Um pouco mais tarde, fui ter a oportunidade do acesso à uma banca de revistas. Essa banca marcou minha infância, ficava em Vila Velha, num caminho para Boa Vista. Ali, enquanto iria quase todo domingo comprar as revistas Recreio que vinham com brinquedos (que eram caras na época, diga-se de passagem) sempre percorria as estantes da banca. O dono tinha certo costume comigo, de forma que sempre me permitia entrar lá dentro para escolher o que queria comprar – quem não se agradava com a história era meu pai, pois aquilo me permitia escolher várias coisas para levar. Eu, não sendo bobo, aproveitava para pousar e ler alguns gibis da Turma da Mônica, coisa que virou certo costume comprar. Explorando mais um pouco, achava também uns livros, não me recordo muito bem quais, porém já eram velhos, apesar de que isso os dava um certo charme em minha concepção. As páginas amareladas e capas gastas me faziam imaginar quantos anos aqueles exemplares teriam, e isso soava como um “tesouro antigo”. É possível ter a noção do quanto fui uma criança imaginativa.
Hoje em dia, confesso que as bibliotecas ainda não me são tão acessíveis. Atualmente, onde me encontro residindo, zona rural do Espírito Santo, percebo os problemas na divulgação literária do estado. Mas também preciso ter a realidade em mente de que este lugar já possuíra uma pequena biblioteca que acabou por não render, problema oriundo da falta de interesse do povo moderno.

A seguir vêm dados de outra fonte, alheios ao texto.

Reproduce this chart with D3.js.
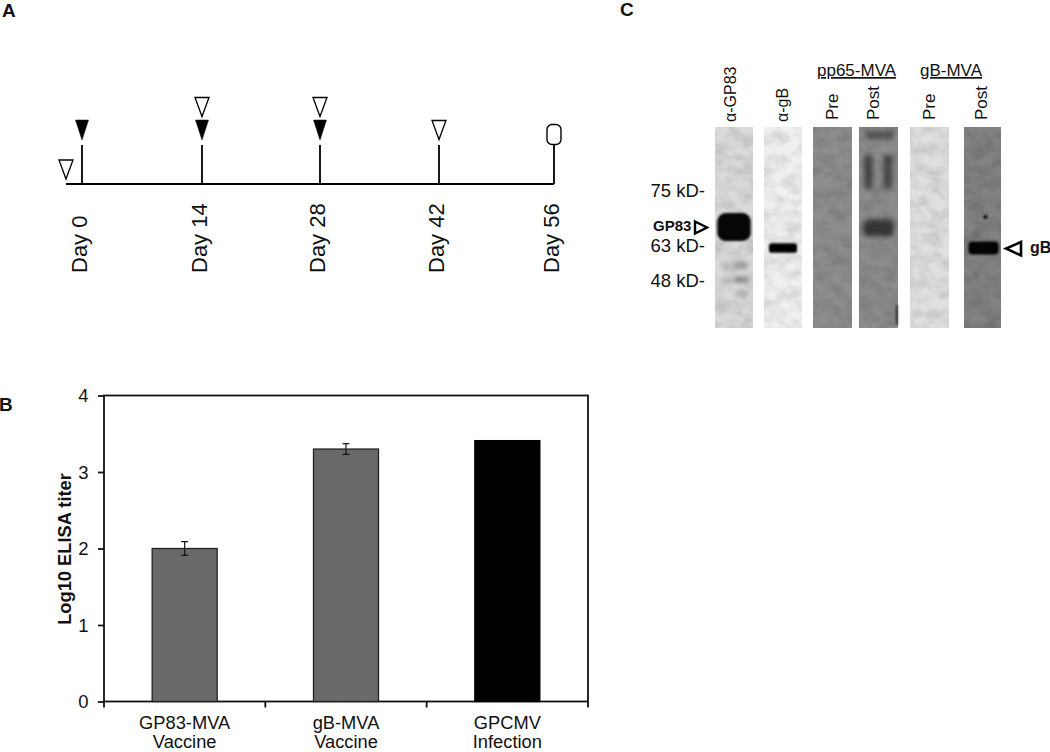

Como um todo, vejo um problema geral na nação, e fico profundamente triste constatando isto. A literatura moldou o Brasil por muito tempo, e moldou também a vida dos brasileiros. Diversos poetas, cronistas, escritores em geral, fizeram a cultura do Brasil, exploraram sua história e seu folclore. Enxergo como o problema e desafio atual, a volta da literatura. Livros fazem o povo pensar, a escrita traz maturidade ao pensamento.